Thanks for the input.

Do you have separate SSD ZFS pools for Proxmox and the VMs/LXCs? I'm wondering what the wear on the Proxmox SSDs would be vs. the SSDs holding the VMs/LXCs (with separate HDD pool for the actual storage).

If you want long term mibitoring of smart data you can use monitoring tools like Zabbix. But keep in mind... monitoring = lots of small writes...90 percent of that 750TB per year are just logs ans metrics colkected by zabbix.

Maybe I'm misunderstanding here, but if the monitoring tool is responsible for so much of the writes and thus wear and the SSDs why do you use it?

My homeserver is using 64GB RAM and ZFS and is mainly used as media server too (where media is stored on HDDs on another NAS server).

Check the TBW of your SSDs and calculate how long they should survive.
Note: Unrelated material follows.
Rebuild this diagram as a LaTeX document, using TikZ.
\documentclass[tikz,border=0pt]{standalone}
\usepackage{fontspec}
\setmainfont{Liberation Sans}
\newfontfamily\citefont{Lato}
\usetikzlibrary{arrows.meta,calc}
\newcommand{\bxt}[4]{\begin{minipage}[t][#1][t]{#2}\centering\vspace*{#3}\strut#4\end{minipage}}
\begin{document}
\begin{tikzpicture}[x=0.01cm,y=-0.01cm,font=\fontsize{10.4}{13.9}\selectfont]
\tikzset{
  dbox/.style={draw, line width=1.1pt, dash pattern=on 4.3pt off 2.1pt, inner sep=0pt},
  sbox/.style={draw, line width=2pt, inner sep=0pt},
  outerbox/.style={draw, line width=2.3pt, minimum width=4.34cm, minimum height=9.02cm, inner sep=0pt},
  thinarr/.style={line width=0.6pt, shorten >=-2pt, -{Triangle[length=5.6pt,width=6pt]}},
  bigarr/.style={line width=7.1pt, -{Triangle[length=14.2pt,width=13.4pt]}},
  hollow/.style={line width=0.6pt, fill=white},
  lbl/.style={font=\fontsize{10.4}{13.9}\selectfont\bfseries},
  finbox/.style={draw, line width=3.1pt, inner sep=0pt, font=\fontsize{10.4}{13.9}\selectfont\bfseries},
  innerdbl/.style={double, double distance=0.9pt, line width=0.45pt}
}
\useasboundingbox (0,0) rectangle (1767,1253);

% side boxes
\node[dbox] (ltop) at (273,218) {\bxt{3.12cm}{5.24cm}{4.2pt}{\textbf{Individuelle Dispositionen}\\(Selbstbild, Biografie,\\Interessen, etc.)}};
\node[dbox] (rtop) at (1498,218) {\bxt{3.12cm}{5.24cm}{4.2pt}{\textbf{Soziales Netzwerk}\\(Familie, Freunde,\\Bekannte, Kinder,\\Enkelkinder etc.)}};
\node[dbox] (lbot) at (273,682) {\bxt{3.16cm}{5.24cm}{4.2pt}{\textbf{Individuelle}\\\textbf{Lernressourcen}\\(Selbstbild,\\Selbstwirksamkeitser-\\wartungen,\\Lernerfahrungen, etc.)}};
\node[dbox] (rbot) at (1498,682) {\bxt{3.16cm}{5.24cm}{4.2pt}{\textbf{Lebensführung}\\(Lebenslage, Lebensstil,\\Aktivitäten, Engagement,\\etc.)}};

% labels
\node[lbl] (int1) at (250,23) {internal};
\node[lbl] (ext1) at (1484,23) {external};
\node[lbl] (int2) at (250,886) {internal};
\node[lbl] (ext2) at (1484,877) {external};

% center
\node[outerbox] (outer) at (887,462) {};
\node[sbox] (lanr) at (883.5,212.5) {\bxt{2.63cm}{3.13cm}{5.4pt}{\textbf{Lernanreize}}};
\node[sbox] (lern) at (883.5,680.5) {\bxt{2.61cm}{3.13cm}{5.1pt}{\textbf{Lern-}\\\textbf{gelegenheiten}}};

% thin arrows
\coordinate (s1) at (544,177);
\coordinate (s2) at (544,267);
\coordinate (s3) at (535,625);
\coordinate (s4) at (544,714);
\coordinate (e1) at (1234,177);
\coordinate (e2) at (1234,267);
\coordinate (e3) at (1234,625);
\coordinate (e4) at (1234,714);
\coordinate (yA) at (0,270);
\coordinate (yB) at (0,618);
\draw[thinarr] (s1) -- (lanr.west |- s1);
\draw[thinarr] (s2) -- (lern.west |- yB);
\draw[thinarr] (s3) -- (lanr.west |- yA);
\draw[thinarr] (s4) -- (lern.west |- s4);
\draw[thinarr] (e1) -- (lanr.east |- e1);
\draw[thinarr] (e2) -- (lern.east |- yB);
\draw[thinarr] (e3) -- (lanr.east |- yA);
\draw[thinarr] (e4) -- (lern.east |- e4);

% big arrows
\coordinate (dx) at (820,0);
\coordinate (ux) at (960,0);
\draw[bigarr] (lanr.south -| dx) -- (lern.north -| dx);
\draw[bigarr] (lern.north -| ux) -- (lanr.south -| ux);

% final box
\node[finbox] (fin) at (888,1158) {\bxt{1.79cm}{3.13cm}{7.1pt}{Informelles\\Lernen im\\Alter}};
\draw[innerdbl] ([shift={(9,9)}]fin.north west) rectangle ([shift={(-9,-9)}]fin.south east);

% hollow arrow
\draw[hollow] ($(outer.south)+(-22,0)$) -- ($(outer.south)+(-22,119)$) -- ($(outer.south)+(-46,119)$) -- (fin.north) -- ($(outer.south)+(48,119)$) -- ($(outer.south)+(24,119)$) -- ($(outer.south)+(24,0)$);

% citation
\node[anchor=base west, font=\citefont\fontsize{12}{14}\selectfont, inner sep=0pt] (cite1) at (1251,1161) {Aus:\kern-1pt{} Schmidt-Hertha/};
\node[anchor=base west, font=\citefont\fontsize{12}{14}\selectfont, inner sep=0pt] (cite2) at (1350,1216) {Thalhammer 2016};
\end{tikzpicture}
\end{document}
I replaced my 500GB 970 Evos because they would'nt survive a single year here

My 970 PROs, on which I plan to run the VMs/LXCs has a TBW of 600. The 870 EVOs I was planning to use for the Proxmox install have only TBW of 150 though.

I'm beginning to wonder if I should skip my plan to use Proxmox and just go for an Ubuntu Server with Docker containers instead if it is actually the case that Proxmox will wear out SSDs this fast.
 
All the reporting, logging and cluster features come with a price. :) It's a trade off that you can only assess for yourself.

My 200 GB Intel DC 3700 that I use for the sysyem have a TBW of 3700, the 1.92 TB SM883 for the disks have >10000, each paired with a much smaller page size. I don't really care about all the small writes, knowing that the disks were designed to endure that kind of load.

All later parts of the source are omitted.